Raw data:
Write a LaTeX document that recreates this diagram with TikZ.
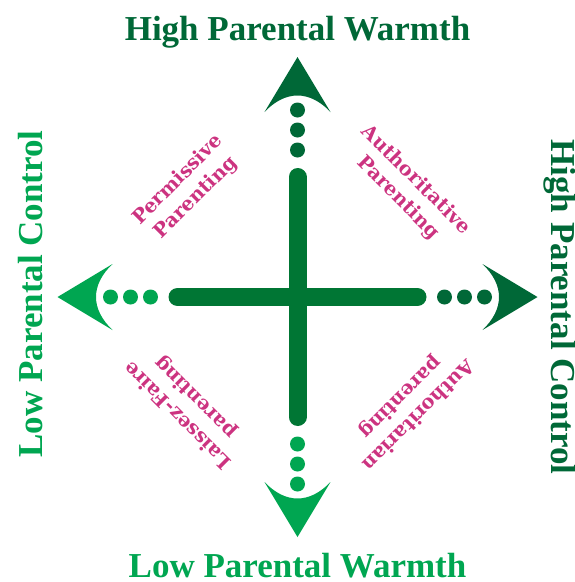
\documentclass[tikz,border=0pt]{standalone}
\usepackage{fontspec}
\setmainfont{Liberation Serif}
\newfontfamily\labelfont{DejaVu Serif}
\usepackage{xcolor}
\usepackage{tikz}
\usetikzlibrary{positioning}

\definecolor{darkgreen}{RGB}{0,104,55}
\definecolor{brightgreen}{RGB}{0,166,81}
\definecolor{bargreen}{RGB}{0,118,52}
\definecolor{stylepink}{RGB}{204,51,128}

\tikzset{
	axislabel/.style={font=\fontsize{35}{40}\selectfont\bfseries, inner sep=0pt},
	stylelabel/.style={font=\labelfont\fontsize{19.5}{25}\selectfont\bfseries, text=stylepink, align=center, inner sep=0pt},
	bar/.style={draw=bargreen, line width=18pt, line cap=round},
	headtip/.pic={\path[pic actions] (0,-33) -- (55,0) -- (0,33) .. controls (22,12) and (22,-12) .. (0,-33) -- cycle;}
}

\begin{document}
\begin{tikzpicture}[x=1pt, y=-1pt, node distance=120pt]
			\useasboundingbox (0,0) rectangle (575,582);
			\coordinate (c) at (297.5,297);

			% the cross
			\coordinate[above=of c] (barN);
			\coordinate[below=of c] (barS);
			\coordinate[left=of c] (barW);
			\coordinate[right=of c] (barE);
			\draw[bar] (barW) -- (barE);
			\draw[bar] (barN) -- (barS);

			% dotted ends
			\foreach \d in {147,167,187} {
				\fill[darkgreen] (c) ++(0,-\d) circle (7.5pt);
				\fill[brightgreen] (c) ++(0,\d) circle (7.5pt);
				\fill[brightgreen] (c) ++(-\d,0) circle (7.5pt);
				\fill[darkgreen] (c) ++(\d,0) circle (7.5pt);
			}

			% arrow heads
			\coordinate[above=185pt of c] (tipN);
			\coordinate[below=185pt of c] (tipS);
			\coordinate[left=185pt of c] (tipW);
			\coordinate[right=185pt of c] (tipE);
			\pic[fill=darkgreen, rotate=90] at (tipN) {headtip};
			\pic[fill=brightgreen, rotate=-90] at (tipS) {headtip};
			\pic[fill=brightgreen, rotate=180] at (tipW) {headtip};
			\pic[fill=darkgreen] at (tipE) {headtip};

			% axis labels
			\node[axislabel, text=darkgreen, anchor=base] (highwarmth) at (297.5,40) {High Parental Warmth};
			\node[axislabel, text=brightgreen, anchor=base] (lowwarmth) at (297.5,577) {Low Parental Warmth};
			\node[axislabel, text=brightgreen, anchor=base, rotate=90] (lowcontrol) at (42,294) {Low Parental Control};
			\node[axislabel, text=darkgreen, anchor=base, rotate=-90] (highcontrol) at (551,307) {High Parental Control};

			% parenting styles
			\node[stylelabel, rotate=45] (permissive) at (187,189) {Permissive\\Parenting};
			\node[stylelabel, rotate=-45] (authoritative) at (407,189) {Authoritative\\Parenting};
			\node[stylelabel, rotate=135] (laissez) at (187,406) {Laissez-Faire\\parenting};
			\node[stylelabel, rotate=-135] (authoritarian) at (409,406) {Authoritarian\\parenting};
		\end{tikzpicture}
\end{document}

What is asked:
Leave out all pictures, then copy the remaining material exactly.

Solution to this problem:
Write a LaTeX document that recreates this diagram with TikZ.
\documentclass[tikz,border=0pt]{standalone}
\usepackage{fontspec}
\setmainfont{Liberation Serif}
\newfontfamily\labelfont{DejaVu Serif}
\usepackage{xcolor}
\usepackage{tikz}
\usetikzlibrary{positioning}

\definecolor{darkgreen}{RGB}{0,104,55}
\definecolor{brightgreen}{RGB}{0,166,81}
\definecolor{bargreen}{RGB}{0,118,52}
\definecolor{stylepink}{RGB}{204,51,128}

\tikzset{
	axislabel/.style={font=\fontsize{35}{40}\selectfont\bfseries, inner sep=0pt},
	stylelabel/.style={font=\labelfont\fontsize{19.5}{25}\selectfont\bfseries, text=stylepink, align=center, inner sep=0pt},
	bar/.style={draw=bargreen, line width=18pt, line cap=round},
	headtip/.pic={\path[pic actions] (0,-33) -- (55,0) -- (0,33) .. controls (22,12) and (22,-12) .. (0,-33) -- cycle;}
}

\begin{document}
\begin{tikzpicture}[x=1pt, y=-1pt, node distance=120pt]
			\useasboundingbox (0,0) rectangle (575,582);
			\coordinate (c) at (297.5,297);

			% the cross
			\coordinate[above=of c] (barN);
			\coordinate[below=of c] (barS);
			\coordinate[left=of c] (barW);
			\coordinate[right=of c] (barE);
			\draw[bar] (barW) -- (barE);
			\draw[bar] (barN) -- (barS);

			% dotted ends
			\foreach \d in {147,167,187} {
				\fill[darkgreen] (c) ++(0,-\d) circle (7.5pt);
				\fill[brightgreen] (c) ++(0,\d) circle (7.5pt);
				\fill[brightgreen] (c) ++(-\d,0) circle (7.5pt);
				\fill[darkgreen] (c) ++(\d,0) circle (7.5pt);
			}

			% arrow heads
			\coordinate[above=185pt of c] (tipN);
			\coordinate[below=185pt of c] (tipS);
			\coordinate[left=185pt of c] (tipW);
			\coordinate[right=185pt of c] (tipE);
			\pic[fill=darkgreen, rotate=90] at (tipN) {headtip};
			\pic[fill=brightgreen, rotate=-90] at (tipS) {headtip};
			\pic[fill=brightgreen, rotate=180] at (tipW) {headtip};
			\pic[fill=darkgreen] at (tipE) {headtip};

			% axis labels
			\node[axislabel, text=darkgreen, anchor=base] (highwarmth) at (297.5,40) {High Parental Warmth};
			\node[axislabel, text=brightgreen, anchor=base] (lowwarmth) at (297.5,577) {Low Parental Warmth};
			\node[axislabel, text=brightgreen, anchor=base, rotate=90] (lowcontrol) at (42,294) {Low Parental Control};
			\node[axislabel, text=darkgreen, anchor=base, rotate=-90] (highcontrol) at (551,307) {High Parental Control};

			% parenting styles
			\node[stylelabel, rotate=45] (permissive) at (187,189) {Permissive\\Parenting};
			\node[stylelabel, rotate=-45] (authoritative) at (407,189) {Authoritative\\Parenting};
			\node[stylelabel, rotate=135] (laissez) at (187,406) {Laissez-Faire\\parenting};
			\node[stylelabel, rotate=-135] (authoritarian) at (409,406) {Authoritarian\\parenting};
		\end{tikzpicture}
\end{document}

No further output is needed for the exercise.